Rather it is a case of landlord herself that the stair-case and the roof is not part of tenanted premises. The authorities relied upon by the petitioner would not be applicable to the facts of the present case. In the case of Baij Nath v. Shail Kumari (supra) the tenant of the shop had closed the stairs with wooden plank, thus, permanently blocking the access to the roof though the construction was said to be temporary in nature. It was held that the tenant was liable to eviction. However, in the present case there is no construction, whatsoever, whether permanent or temporary in nature. Similarly in Gopi Rams case (supra) the tenant has closed the stairs by shutting the same. Thus, by way of permanent structure the landlord had been completely denied the access to the roof.
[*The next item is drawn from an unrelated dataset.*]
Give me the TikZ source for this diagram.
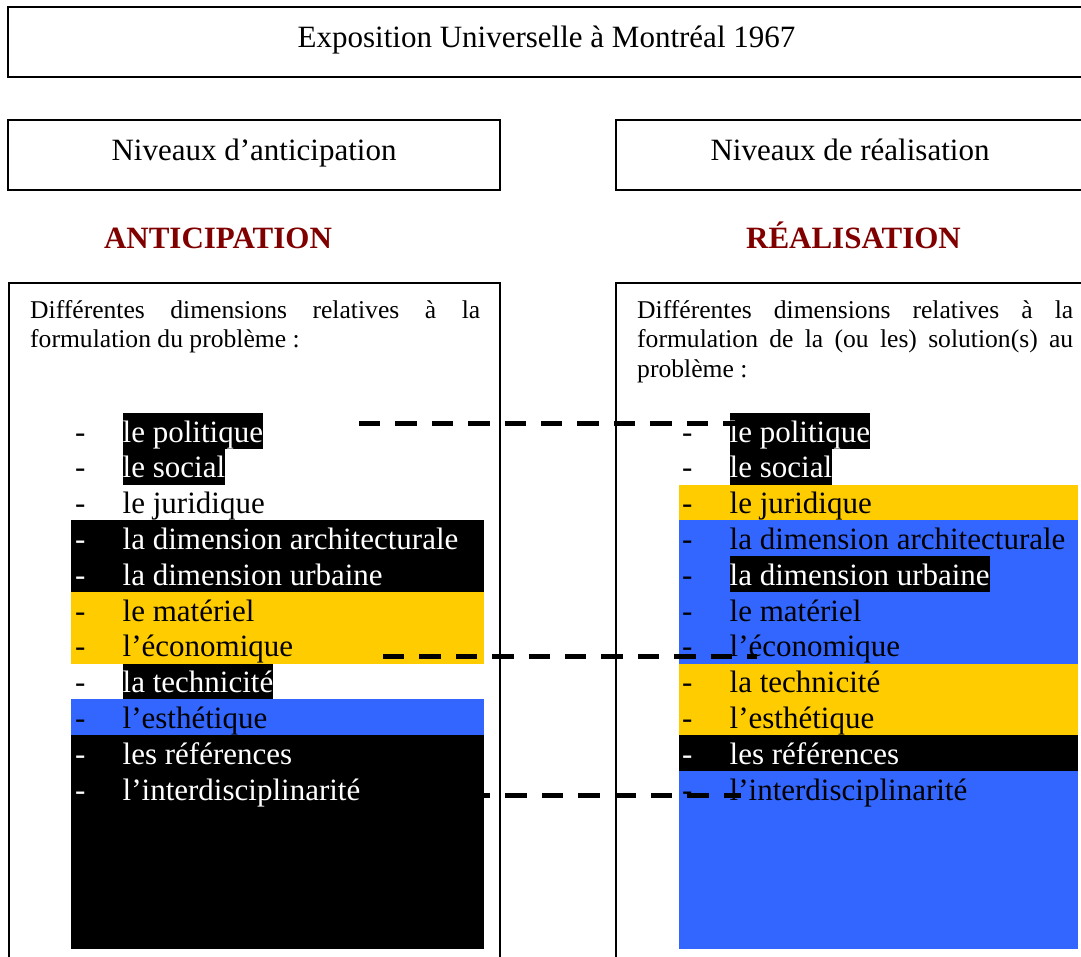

It was in that situation it was held that the value and utility of the building had been impaired. 22. In the present case no act has been attributed to the petitioner with respect to the tenanted premises. The landlord has sought eviction of 4 tenants on the plea of blocking of the passage though with regard to this civil wrong the matter is pending in the civil court. 23. The findings recorded by the learned courts below, therefore, do not call for any interference. Dismissed.